My understanding of Erlang is that they execute in small processes. If one fails they simply dump it and continue. This is really not different. A failed process is lost in any case, the question is what do you do next. Erlang is forward oriented so they find a new action by "forward chaining" in some sense. Direction is an implementation detail not a difference in logic.

To elaborate...

I was talking (or at least trying to talk) about the philosophy of error handling in erlang, not so much the implementation details. There are supervisor processes that are only concerned with error handling, and worker processes that try to get the work done. This contrasts against traditional exception handling, where your try/catch is intertwined with your 'normal' code.

Apologies for the unclear original post.

Isn't letting it crash in

Isn't letting it crash in the Erlang style where a supervisor monitors sub-processes more or less the same as exceptions, though?
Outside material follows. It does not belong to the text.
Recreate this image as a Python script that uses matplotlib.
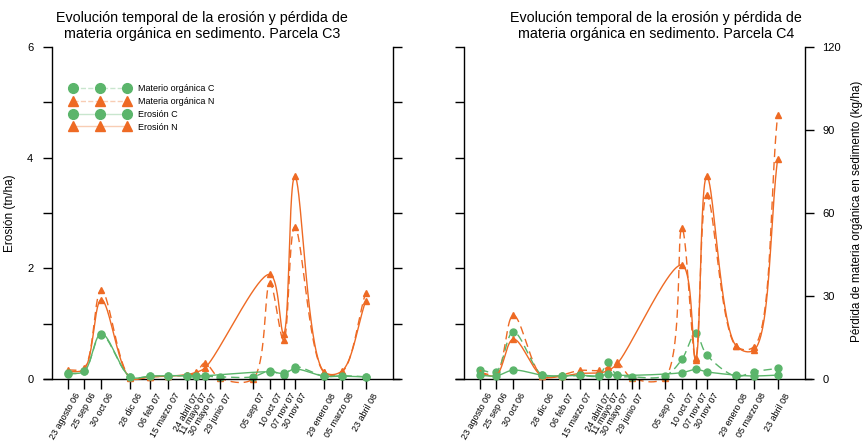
import numpy as np
import matplotlib
matplotlib.use("Agg")
import matplotlib.pyplot as plt
from matplotlib.lines import Line2D
from matplotlib.transforms import ScaledTranslation

plt.rcParams['font.family'] = ['Liberation Sans', 'DejaVu Sans']

# sampling dates (x axis) and their labels
fechas = ["2006-08-23", "2006-09-25", "2006-10-30", "2006-12-28", "2007-02-06",
          "2007-03-15", "2007-04-24", "2007-05-11", "2007-05-30", "2007-06-29",
          "2007-09-05", "2007-10-10", "2007-11-07", "2007-11-30", "2008-01-29",
          "2008-03-05", "2008-04-23"]
etiquetas = ["23 agosto 06", "25 sep 06", "30 oct 06", "28 dic 06", "06 feb 07",
             "15 marzo 07", "24 abril 07", "11 mayo 07", "30 mayo 07", "29 junio 07",
             "05 sep 07", "10 oct 07", "07 nov 07", "30 nov 07", "29 enero 08",
             "05 marzo 08", "23 abril 08"]
fecha_extra_c4 = ["2007-07-14"]

nan = np.nan

# Parcela C3: erosion in tn/ha, organic matter loss in kg/ha
eros_c_c3 = [0.10, 0.14, 0.82, 0.04, 0.05, 0.06, 0.06, 0.06, 0.06, nan, nan,
             0.13, 0.10, 0.18, 0.05, 0.05, 0.04]
eros_n_c3 = [0.13, 0.18, 1.43, 0.02, 0.04, 0.05, 0.08, 0.12, 0.20, nan, nan,
             1.89, 0.82, 3.66, 0.13, 0.14, 1.41]
mo_c_c3 = [1.8, 2.8, 16.0, 0.8, 1.0, 1.2, 1.2, 1.2, 1.0, 0.8, 0.8,
           3.0, 1.6, 4.4, 1.0, 1.2, 0.8]
mo_n_c3 = [3.2, 4.0, 32.0, 0.6, 0.8, 1.0, 1.4, 2.0, 5.8, 0.4, 0.0,
           34.6, 14.0, 55.0, 2.4, 2.4, 31.2]

# Parcela C4
eros_c_c4 = [0.067, 0.055, 0.16, 0.07, 0.055, 0.067, 0.055, 0.085, 0.067, nan, nan,
             0.115, 0.175, 0.13, 0.07, 0.055, 0.07]
eros_n_c4 = [0.10, 0.07, 0.72, 0.05, 0.05, 0.10, 0.11, 0.15, 0.27, nan, nan,
             2.06, 0.35, 3.66, 0.60, 0.52, 3.98]
mo_c_c4 = [3.3, 2.65, 17.0, 1.4, 1.1, 1.3, 1.3, 6.0, 1.3, 0.8, 1.1,
           7.1, 16.5, 8.7, 1.0, 2.65, 3.8]
mo_n_c4 = [2.3, 1.9, 23.0, 1.0, 1.5, 3.1, 3.1, 4.2, 6.0, 0.5, 0.5,
           54.5, 7.5, 66.5, 11.9, 11.6, 95.4]

VERDE = '#5BB56B'
NARANJA = '#EE6A24'
VERDE_CLARO = '#C9E6CE'
NARANJA_CLARO = '#F8CDB4'

t0 = np.datetime64(fechas[0])
dias = (np.array(fechas, dtype='datetime64[D]') - t0).astype(float)
dias_extra = (np.array(fecha_extra_c4, dtype='datetime64[D]') - t0).astype(float)


def suavizar(ax, x, y, n=40, alpha=0.5):
    """Centripetal Catmull-Rom curve through the points, built in display space."""
    x = np.asarray(x, float)
    y = np.asarray(y, float)
    ok = ~np.isnan(y)
    pts = ax.transData.transform(np.column_stack([x[ok], y[ok]]))
    p = np.vstack([2 * pts[0] - pts[1], pts, 2 * pts[-1] - pts[-2]])
    tramos = []
    for i in range(1, len(p) - 2):
        p0, p1, p2, p3 = p[i - 1], p[i], p[i + 1], p[i + 2]
        k0 = 0.0
        k1 = k0 + max(np.linalg.norm(p1 - p0), 1e-6) ** alpha
        k2 = k1 + max(np.linalg.norm(p2 - p1), 1e-6) ** alpha
        k3 = k2 + max(np.linalg.norm(p3 - p2), 1e-6) ** alpha
        t = np.linspace(k1, k2, n, endpoint=False)[:, None]
        a1 = (k1 - t) / (k1 - k0) * p0 + (t - k0) / (k1 - k0) * p1
        a2 = (k2 - t) / (k2 - k1) * p1 + (t - k1) / (k2 - k1) * p2
        a3 = (k3 - t) / (k3 - k2) * p2 + (t - k2) / (k3 - k2) * p3
        b1 = (k2 - t) / (k2 - k0) * a1 + (t - k0) / (k2 - k0) * a2
        b2 = (k3 - t) / (k3 - k1) * a2 + (t - k1) / (k3 - k1) * a3
        tramos.append((k2 - t) / (k2 - k1) * b1 + (t - k1) / (k2 - k1) * b2)
    tramos.append(pts[-1][None, :])
    curva = ax.transData.inverted().transform(np.vstack(tramos))
    return curva[:, 0], curva[:, 1]


def serie(ax, y, color, marker, ms, ls):
    cx, cy = suavizar(ax, dias, y)
    linea = ax.plot(cx, cy, color=color, lw=1.0, clip_on=False)[0]
    if ls == '--':
        linea.set_dashes((6, 3.5))
    ax.plot(dias, y, ls='none', marker=marker, ms=ms, color=color,
            mec=color, clip_on=False)


fig = plt.figure(figsize=(8.68, 4.42), dpi=100)
W, H = 868, 442
offset = ScaledTranslation(10 / 100, 0, fig.dpi_scale_trans)


def panel(x0, eros_c, eros_n, mo_c, mo_n, paso_der, etiquetas_der,
          etiquetas_izq, extra):
    ax = fig.add_axes([x0 / W, (H - 379) / H, 341 / W, 332 / H])
    ax2 = ax.twinx()
    for a in (ax, ax2):
        a.set_xlim(-33, 665)
    ax.set_ylim(0, 6)
    ax2.set_ylim(0, 120)

    ax.spines[['top', 'right', 'bottom']].set_visible(False)
    ax2.spines[['top', 'left', 'bottom']].set_visible(False)
    ax.spines['left'].set_linewidth(1.0)
    ax2.spines['right'].set_linewidth(1.0)

    ax.set_yticks(np.arange(0, 7, 1))
    ax.set_yticklabels([str(v) if v % 2 == 0 else '' for v in range(7)]
                       if etiquetas_izq else [])
    ax2.set_yticks(np.arange(0, 121, paso_der))
    if etiquetas_der:
        ax2.set_yticklabels([str(v) for v in range(0, 121, paso_der)])
    else:
        ax2.set_yticklabels([])
    ax.tick_params(axis='y', direction='out', length=6.5, width=1.0,
                   labelsize=8, pad=7)
    ax2.tick_params(axis='y', direction='out', length=6.5, width=1.0,
                    labelsize=8, pad=6)

    ticks = list(dias) + list(extra)
    labels = list(etiquetas) + [''] * len(extra)
    ax.set_xticks(ticks)
    ax.set_xticklabels(labels, rotation=60, ha='right', va='center',
                       rotation_mode='anchor', fontsize=6.5)
    ax.tick_params(axis='x', direction='out', length=7.2, width=1.0, pad=3.5)
    for lab in ax.get_xticklabels():
        lab.set_transform(lab.get_transform() + offset)
    ax.plot([-9 / 341, 1 + 7 / 341], [0, 0], transform=ax.transAxes,
            color='black', lw=1.0, clip_on=False, solid_capstyle='butt')

    serie(ax2, mo_n, NARANJA, '^', 4.5, '--')
    serie(ax, eros_n, NARANJA, '^', 4.5, '-')
    serie(ax2, mo_c, VERDE, 'o', 5, '--')
    serie(ax, eros_c, VERDE, 'o', 5, '-')
    ax.set_zorder(ax2.get_zorder() + 1)
    ax.patch.set_visible(False)
    return ax, ax2


ax_c3, ax2_c3 = panel(52, eros_c_c3, eros_n_c3, mo_c_c3, mo_n_c3,
                      20, False, True, [])
ax_c4, ax2_c4 = panel(464, eros_c_c4, eros_n_c4, mo_c_c4, mo_n_c4,
                      30, True, False, dias_extra)

for xc, parcela in ((202, "C3"), (656, "C4")):
    fig.text(xc / W, 1 - 11 / H,
             "Evolución temporal de la erosión y pérdida de\n"
             "materia orgánica en sedimento. Parcela " + parcela,
             ha='center', va='top', fontsize=10.3, linespacing=1.15)
fig.text(10 / W, 1 - 213 / H, "Erosión (tn/ha)", rotation=90,
         ha='center', va='center', fontsize=8.5)
fig.text(857 / W, 1 - 211 / H,
         "Pérdida de materia orgánica en sedimento (kg/ha)", rotation=90,
         ha='center', va='center', fontsize=8.5)

handles = [
    Line2D([], [], color=VERDE_CLARO, ls='--', lw=1.0, marker='o', ms=7,
           mfc=VERDE, mec=VERDE),
    Line2D([], [], color=NARANJA_CLARO, ls='--', lw=1.0, marker='^', ms=6.5,
           mfc=NARANJA, mec=NARANJA),
    Line2D([], [], color=VERDE_CLARO, ls='-', lw=1.0, marker='o', ms=7,
           mfc=VERDE, mec=VERDE),
    Line2D([], [], color=NARANJA_CLARO, ls='-', lw=1.0, marker='^', ms=6.5,
           mfc=NARANJA, mec=NARANJA),
]
ax_c3.legend(handles, ["Materio orgánica C", "Materia orgánica N",
                       "Erosión C", "Erosión N"],
             loc='upper left', bbox_to_anchor=(70 / W, 1 - 84 / H),
             bbox_transform=fig.transFigure, frameon=False, numpoints=3,
             handlelength=6.6, handletextpad=0.9, labelspacing=0.43,
             borderpad=0, borderaxespad=0, fontsize=6.5)

fig.savefig("out.png", dpi=100)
Basically an error causes it to rewind all the way back to the beginning where "beginning" is defined as being wherever the process was spawned from and any intermediate state is lost - just like when climbing the stack frames in a typical exception. To me that'd be about the same as writing a small module in the form of a collection of methods/functions and then just putting a try/catch around the part of the code that instantiates/enters that module.

Could writing a program that requires a correct environment from the start (basically the "let it crash if things are wrong" philosophy) be considered to be similar to extending a strict type system beyond the language/runtime itself? In other words, the type of the entire program becomes a rule which encapsulates everything the program may need from file system access, existence of certain files, free disk space, network availability, etc. and any failures to meet those expectations at or during run time would be a type failure and force the program to abort. (It's entertaining to ponder the idea that a type system could include traits of the user - such as needing the ability to read or understanding the problem domain, etc. and any failure to comply on the user's part would result in a type error and the program would quit.)

Could writing a program that

Could writing a program that requires a correct environment from the start (basically the "let it crash if things are wrong" philosophy) be considered to be similar to extending a strict type system beyond the language/runtime itself?

Why not? A program always has an implied environment, or input it can accept. Why not deal with it explicitly. I think this is one of the key ideas in security from external attacks.

But I would be careful with the word "crash". You want to prevent the crash by detecting a fault early or before it causes damage beyond the scope of the immediate process. Crashes in general can damage the system in such a way that it can't continue.

Exception-Handling Bugs in Java and a Language Extension to Avoi

Exception-Handling Bugs in Java and a Language Extension to Avoid Them by Westley Weimer has some practical ideas on improving the ease of using exceptions. Abstract:

It is difficult to write programs that behave correctly in the presence of exceptions. We describe a dataflow analysis for finding a certain class of mistakes made while programs handle exceptions. These mistakes involve resource leaks and failures to restore program-specific invariants. Using this analysis we have found over 1,200 bugs in 4 million lines of Java. We give some evidence of the importance of the bugs we found and use them to highlight some limitations of destructors and finalizers. We propose and evaluate a new language feature, the compensation stack, to make it easier to write solid code in the presence of exceptions. These compensation stacks track obligations and invariants at run-time. Two case studies demonstrate that they can yield more natural source code and more consistent behavior in long-running programs.